━━ Dataset excerpt
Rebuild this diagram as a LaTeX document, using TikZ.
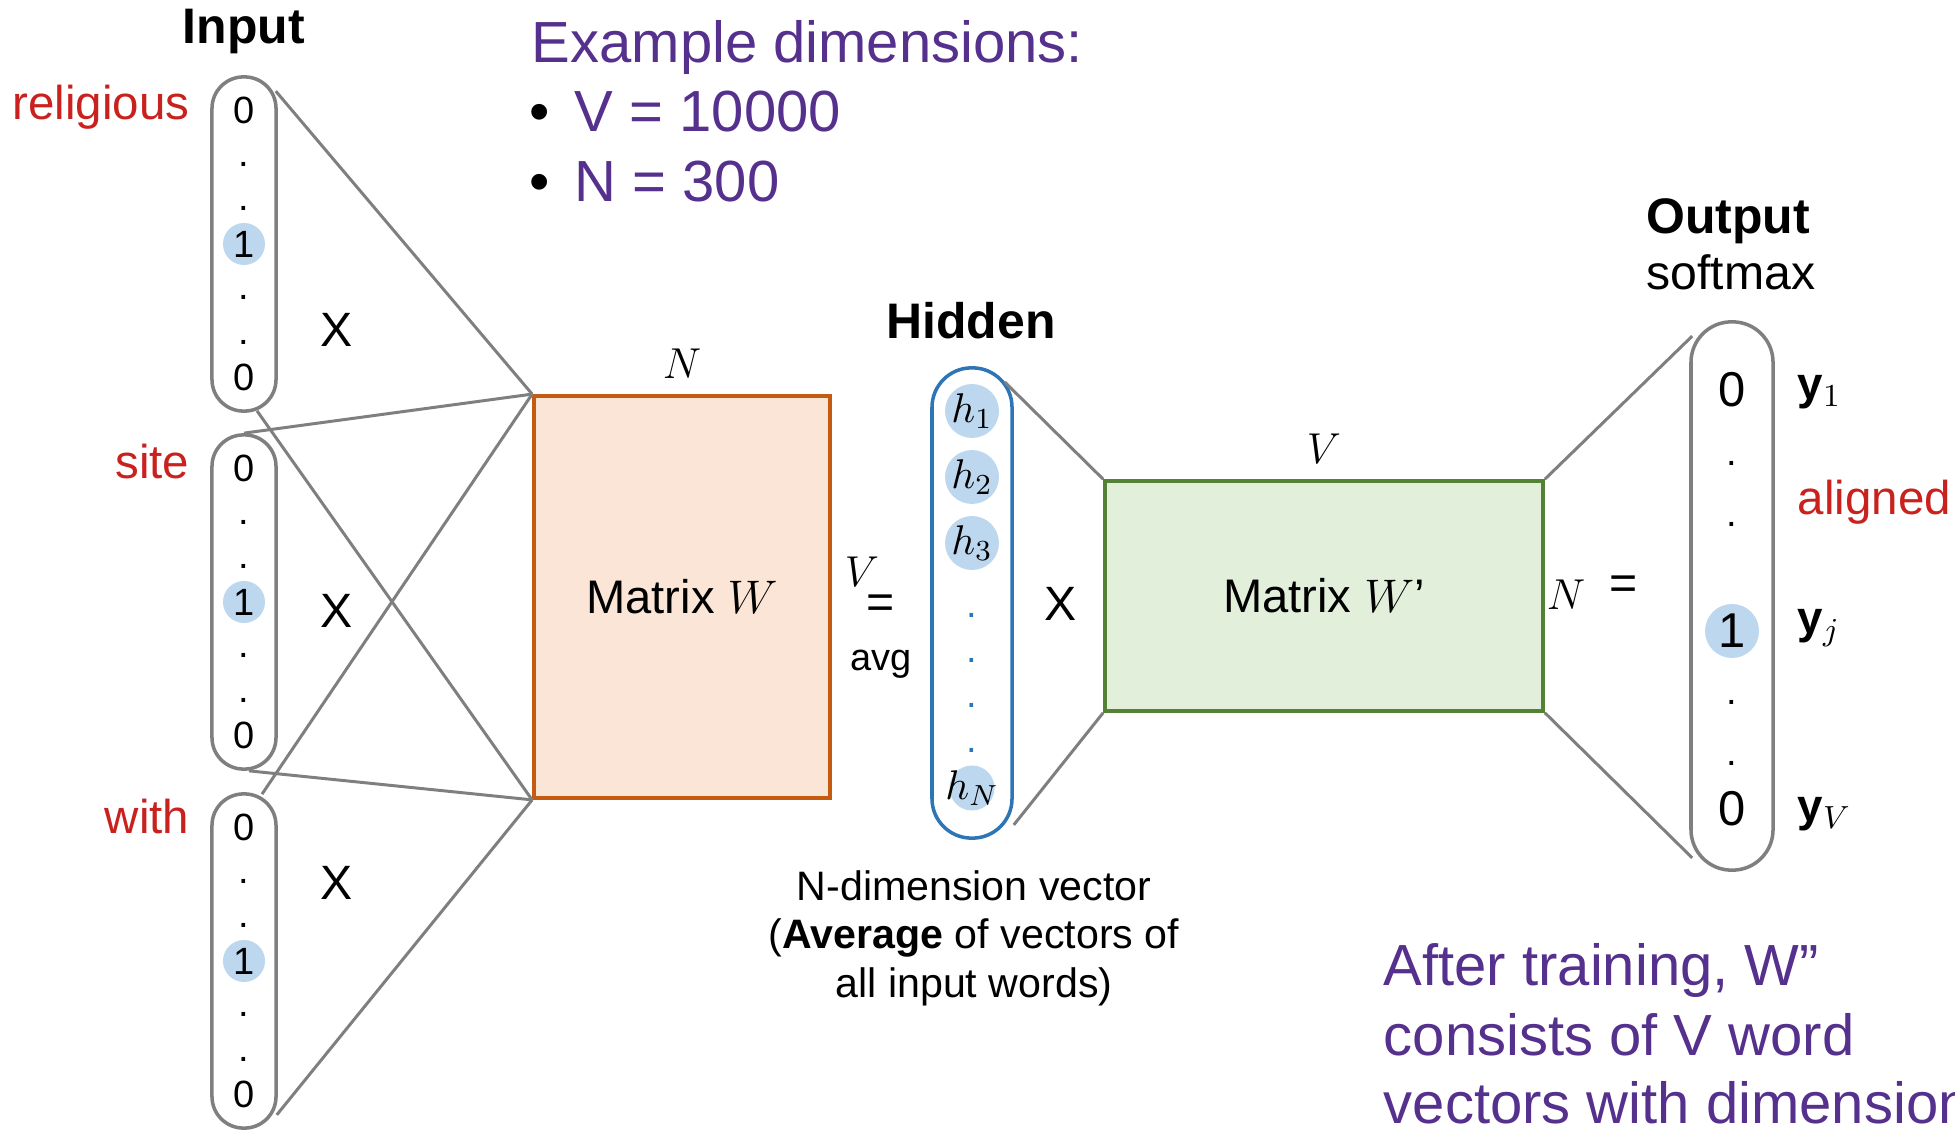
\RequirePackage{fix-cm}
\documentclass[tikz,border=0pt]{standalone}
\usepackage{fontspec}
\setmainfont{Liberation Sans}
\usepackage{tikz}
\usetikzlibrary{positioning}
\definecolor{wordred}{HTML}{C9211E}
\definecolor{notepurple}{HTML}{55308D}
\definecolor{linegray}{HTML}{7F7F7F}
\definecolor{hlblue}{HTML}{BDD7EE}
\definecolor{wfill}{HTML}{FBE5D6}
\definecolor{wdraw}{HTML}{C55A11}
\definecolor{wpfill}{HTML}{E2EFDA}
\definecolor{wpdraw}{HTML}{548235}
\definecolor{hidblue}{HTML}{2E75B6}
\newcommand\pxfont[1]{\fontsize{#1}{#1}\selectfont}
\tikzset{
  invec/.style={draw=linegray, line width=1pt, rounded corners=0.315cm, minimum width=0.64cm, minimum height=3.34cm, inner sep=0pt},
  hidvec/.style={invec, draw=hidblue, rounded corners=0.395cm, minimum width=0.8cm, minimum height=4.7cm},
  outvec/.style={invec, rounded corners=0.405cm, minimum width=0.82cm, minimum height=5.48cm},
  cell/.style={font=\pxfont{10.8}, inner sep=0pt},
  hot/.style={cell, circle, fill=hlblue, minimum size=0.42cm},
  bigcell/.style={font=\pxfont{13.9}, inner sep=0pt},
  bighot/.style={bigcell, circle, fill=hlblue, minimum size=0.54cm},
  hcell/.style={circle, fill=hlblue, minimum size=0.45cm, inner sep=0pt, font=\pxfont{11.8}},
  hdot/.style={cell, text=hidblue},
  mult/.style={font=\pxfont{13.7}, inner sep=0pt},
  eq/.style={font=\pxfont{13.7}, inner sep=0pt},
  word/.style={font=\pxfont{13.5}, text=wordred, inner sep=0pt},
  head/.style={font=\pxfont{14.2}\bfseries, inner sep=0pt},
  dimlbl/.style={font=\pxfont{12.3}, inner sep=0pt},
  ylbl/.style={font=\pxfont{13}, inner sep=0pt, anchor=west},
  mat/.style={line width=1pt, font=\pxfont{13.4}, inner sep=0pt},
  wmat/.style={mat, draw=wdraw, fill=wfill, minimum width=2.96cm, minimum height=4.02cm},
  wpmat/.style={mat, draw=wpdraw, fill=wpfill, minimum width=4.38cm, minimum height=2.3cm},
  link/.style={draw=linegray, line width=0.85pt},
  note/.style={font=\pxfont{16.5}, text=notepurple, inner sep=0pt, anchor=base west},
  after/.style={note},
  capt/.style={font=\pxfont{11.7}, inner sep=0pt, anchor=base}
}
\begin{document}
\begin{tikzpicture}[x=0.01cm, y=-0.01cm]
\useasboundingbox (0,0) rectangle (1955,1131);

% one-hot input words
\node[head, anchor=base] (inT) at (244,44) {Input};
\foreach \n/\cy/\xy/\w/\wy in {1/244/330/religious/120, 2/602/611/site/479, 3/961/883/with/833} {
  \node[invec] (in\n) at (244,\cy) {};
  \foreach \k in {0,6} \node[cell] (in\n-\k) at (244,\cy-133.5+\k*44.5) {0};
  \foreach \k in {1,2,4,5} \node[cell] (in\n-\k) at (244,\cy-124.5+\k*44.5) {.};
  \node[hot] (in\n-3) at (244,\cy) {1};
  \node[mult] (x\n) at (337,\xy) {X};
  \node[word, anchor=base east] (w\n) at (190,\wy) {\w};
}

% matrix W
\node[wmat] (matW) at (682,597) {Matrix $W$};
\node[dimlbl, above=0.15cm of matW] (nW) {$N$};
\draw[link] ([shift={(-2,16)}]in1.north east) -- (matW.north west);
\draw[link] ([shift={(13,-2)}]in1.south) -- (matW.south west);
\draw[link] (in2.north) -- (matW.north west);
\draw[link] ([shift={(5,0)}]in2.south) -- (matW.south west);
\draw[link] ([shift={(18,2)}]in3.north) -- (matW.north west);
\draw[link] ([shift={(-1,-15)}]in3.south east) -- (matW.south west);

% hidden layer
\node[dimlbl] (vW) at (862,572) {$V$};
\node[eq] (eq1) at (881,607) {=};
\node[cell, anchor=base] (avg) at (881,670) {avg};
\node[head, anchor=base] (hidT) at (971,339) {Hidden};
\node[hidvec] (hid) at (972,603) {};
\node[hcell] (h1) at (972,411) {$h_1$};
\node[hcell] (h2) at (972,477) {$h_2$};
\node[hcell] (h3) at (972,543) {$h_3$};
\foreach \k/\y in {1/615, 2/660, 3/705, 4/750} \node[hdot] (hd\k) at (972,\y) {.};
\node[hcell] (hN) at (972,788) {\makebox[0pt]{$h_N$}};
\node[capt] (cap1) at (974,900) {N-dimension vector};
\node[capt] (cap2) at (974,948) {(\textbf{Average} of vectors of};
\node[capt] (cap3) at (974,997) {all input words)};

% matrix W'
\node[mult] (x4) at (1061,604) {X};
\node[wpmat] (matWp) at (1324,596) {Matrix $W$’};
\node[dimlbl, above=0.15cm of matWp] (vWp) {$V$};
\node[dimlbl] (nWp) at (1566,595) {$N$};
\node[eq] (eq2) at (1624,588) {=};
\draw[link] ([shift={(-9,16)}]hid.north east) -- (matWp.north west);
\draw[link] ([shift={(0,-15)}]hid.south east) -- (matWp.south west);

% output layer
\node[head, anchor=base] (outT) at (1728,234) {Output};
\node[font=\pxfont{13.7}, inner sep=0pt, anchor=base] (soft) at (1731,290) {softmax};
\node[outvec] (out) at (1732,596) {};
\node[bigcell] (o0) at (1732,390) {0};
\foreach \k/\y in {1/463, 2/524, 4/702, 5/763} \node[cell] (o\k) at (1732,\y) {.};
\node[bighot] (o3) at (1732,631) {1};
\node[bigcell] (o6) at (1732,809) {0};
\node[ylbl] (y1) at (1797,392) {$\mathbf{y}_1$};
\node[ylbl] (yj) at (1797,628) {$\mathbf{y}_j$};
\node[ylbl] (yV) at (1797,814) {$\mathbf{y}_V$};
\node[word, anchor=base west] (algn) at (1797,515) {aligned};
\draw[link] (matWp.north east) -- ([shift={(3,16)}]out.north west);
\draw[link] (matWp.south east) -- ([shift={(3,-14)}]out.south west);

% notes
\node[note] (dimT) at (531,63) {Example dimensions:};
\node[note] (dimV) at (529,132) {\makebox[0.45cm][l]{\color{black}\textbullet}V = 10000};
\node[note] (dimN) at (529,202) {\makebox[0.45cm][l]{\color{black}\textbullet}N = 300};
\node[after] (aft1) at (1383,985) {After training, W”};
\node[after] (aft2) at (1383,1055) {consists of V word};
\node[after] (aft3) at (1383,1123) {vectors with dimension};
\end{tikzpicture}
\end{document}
━━━━
Reproduce each line exactly, please, except for any pictures.

> [Solution to this exercise]:
Rebuild this diagram as a LaTeX document, using TikZ.
\RequirePackage{fix-cm}
\documentclass[tikz,border=0pt]{standalone}
\usepackage{fontspec}
\setmainfont{Liberation Sans}
\usepackage{tikz}
\usetikzlibrary{positioning}
\definecolor{wordred}{HTML}{C9211E}
\definecolor{notepurple}{HTML}{55308D}
\definecolor{linegray}{HTML}{7F7F7F}
\definecolor{hlblue}{HTML}{BDD7EE}
\definecolor{wfill}{HTML}{FBE5D6}
\definecolor{wdraw}{HTML}{C55A11}
\definecolor{wpfill}{HTML}{E2EFDA}
\definecolor{wpdraw}{HTML}{548235}
\definecolor{hidblue}{HTML}{2E75B6}
\newcommand\pxfont[1]{\fontsize{#1}{#1}\selectfont}
\tikzset{
  invec/.style={draw=linegray, line width=1pt, rounded corners=0.315cm, minimum width=0.64cm, minimum height=3.34cm, inner sep=0pt},
  hidvec/.style={invec, draw=hidblue, rounded corners=0.395cm, minimum width=0.8cm, minimum height=4.7cm},
  outvec/.style={invec, rounded corners=0.405cm, minimum width=0.82cm, minimum height=5.48cm},
  cell/.style={font=\pxfont{10.8}, inner sep=0pt},
  hot/.style={cell, circle, fill=hlblue, minimum size=0.42cm},
  bigcell/.style={font=\pxfont{13.9}, inner sep=0pt},
  bighot/.style={bigcell, circle, fill=hlblue, minimum size=0.54cm},
  hcell/.style={circle, fill=hlblue, minimum size=0.45cm, inner sep=0pt, font=\pxfont{11.8}},
  hdot/.style={cell, text=hidblue},
  mult/.style={font=\pxfont{13.7}, inner sep=0pt},
  eq/.style={font=\pxfont{13.7}, inner sep=0pt},
  word/.style={font=\pxfont{13.5}, text=wordred, inner sep=0pt},
  head/.style={font=\pxfont{14.2}\bfseries, inner sep=0pt},
  dimlbl/.style={font=\pxfont{12.3}, inner sep=0pt},
  ylbl/.style={font=\pxfont{13}, inner sep=0pt, anchor=west},
  mat/.style={line width=1pt, font=\pxfont{13.4}, inner sep=0pt},
  wmat/.style={mat, draw=wdraw, fill=wfill, minimum width=2.96cm, minimum height=4.02cm},
  wpmat/.style={mat, draw=wpdraw, fill=wpfill, minimum width=4.38cm, minimum height=2.3cm},
  link/.style={draw=linegray, line width=0.85pt},
  note/.style={font=\pxfont{16.5}, text=notepurple, inner sep=0pt, anchor=base west},
  after/.style={note},
  capt/.style={font=\pxfont{11.7}, inner sep=0pt, anchor=base}
}
\begin{document}
\begin{tikzpicture}[x=0.01cm, y=-0.01cm]
\useasboundingbox (0,0) rectangle (1955,1131);

% one-hot input words
\node[head, anchor=base] (inT) at (244,44) {Input};
\foreach \n/\cy/\xy/\w/\wy in {1/244/330/religious/120, 2/602/611/site/479, 3/961/883/with/833} {
  \node[invec] (in\n) at (244,\cy) {};
  \foreach \k in {0,6} \node[cell] (in\n-\k) at (244,\cy-133.5+\k*44.5) {0};
  \foreach \k in {1,2,4,5} \node[cell] (in\n-\k) at (244,\cy-124.5+\k*44.5) {.};
  \node[hot] (in\n-3) at (244,\cy) {1};
  \node[mult] (x\n) at (337,\xy) {X};
  \node[word, anchor=base east] (w\n) at (190,\wy) {\w};
}

% matrix W
\node[wmat] (matW) at (682,597) {Matrix $W$};
\node[dimlbl, above=0.15cm of matW] (nW) {$N$};
\draw[link] ([shift={(-2,16)}]in1.north east) -- (matW.north west);
\draw[link] ([shift={(13,-2)}]in1.south) -- (matW.south west);
\draw[link] (in2.north) -- (matW.north west);
\draw[link] ([shift={(5,0)}]in2.south) -- (matW.south west);
\draw[link] ([shift={(18,2)}]in3.north) -- (matW.north west);
\draw[link] ([shift={(-1,-15)}]in3.south east) -- (matW.south west);

% hidden layer
\node[dimlbl] (vW) at (862,572) {$V$};
\node[eq] (eq1) at (881,607) {=};
\node[cell, anchor=base] (avg) at (881,670) {avg};
\node[head, anchor=base] (hidT) at (971,339) {Hidden};
\node[hidvec] (hid) at (972,603) {};
\node[hcell] (h1) at (972,411) {$h_1$};
\node[hcell] (h2) at (972,477) {$h_2$};
\node[hcell] (h3) at (972,543) {$h_3$};
\foreach \k/\y in {1/615, 2/660, 3/705, 4/750} \node[hdot] (hd\k) at (972,\y) {.};
\node[hcell] (hN) at (972,788) {\makebox[0pt]{$h_N$}};
\node[capt] (cap1) at (974,900) {N-dimension vector};
\node[capt] (cap2) at (974,948) {(\textbf{Average} of vectors of};
\node[capt] (cap3) at (974,997) {all input words)};

% matrix W'
\node[mult] (x4) at (1061,604) {X};
\node[wpmat] (matWp) at (1324,596) {Matrix $W$’};
\node[dimlbl, above=0.15cm of matWp] (vWp) {$V$};
\node[dimlbl] (nWp) at (1566,595) {$N$};
\node[eq] (eq2) at (1624,588) {=};
\draw[link] ([shift={(-9,16)}]hid.north east) -- (matWp.north west);
\draw[link] ([shift={(0,-15)}]hid.south east) -- (matWp.south west);

% output layer
\node[head, anchor=base] (outT) at (1728,234) {Output};
\node[font=\pxfont{13.7}, inner sep=0pt, anchor=base] (soft) at (1731,290) {softmax};
\node[outvec] (out) at (1732,596) {};
\node[bigcell] (o0) at (1732,390) {0};
\foreach \k/\y in {1/463, 2/524, 4/702, 5/763} \node[cell] (o\k) at (1732,\y) {.};
\node[bighot] (o3) at (1732,631) {1};
\node[bigcell] (o6) at (1732,809) {0};
\node[ylbl] (y1) at (1797,392) {$\mathbf{y}_1$};
\node[ylbl] (yj) at (1797,628) {$\mathbf{y}_j$};
\node[ylbl] (yV) at (1797,814) {$\mathbf{y}_V$};
\node[word, anchor=base west] (algn) at (1797,515) {aligned};
\draw[link] (matWp.north east) -- ([shift={(3,16)}]out.north west);
\draw[link] (matWp.south east) -- ([shift={(3,-14)}]out.south west);

% notes
\node[note] (dimT) at (531,63) {Example dimensions:};
\node[note] (dimV) at (529,132) {\makebox[0.45cm][l]{\color{black}\textbullet}V = 10000};
\node[note] (dimN) at (529,202) {\makebox[0.45cm][l]{\color{black}\textbullet}N = 300};
\node[after] (aft1) at (1383,985) {After training, W”};
\node[after] (aft2) at (1383,1055) {consists of V word};
\node[after] (aft3) at (1383,1123) {vectors with dimension};
\end{tikzpicture}
\end{document}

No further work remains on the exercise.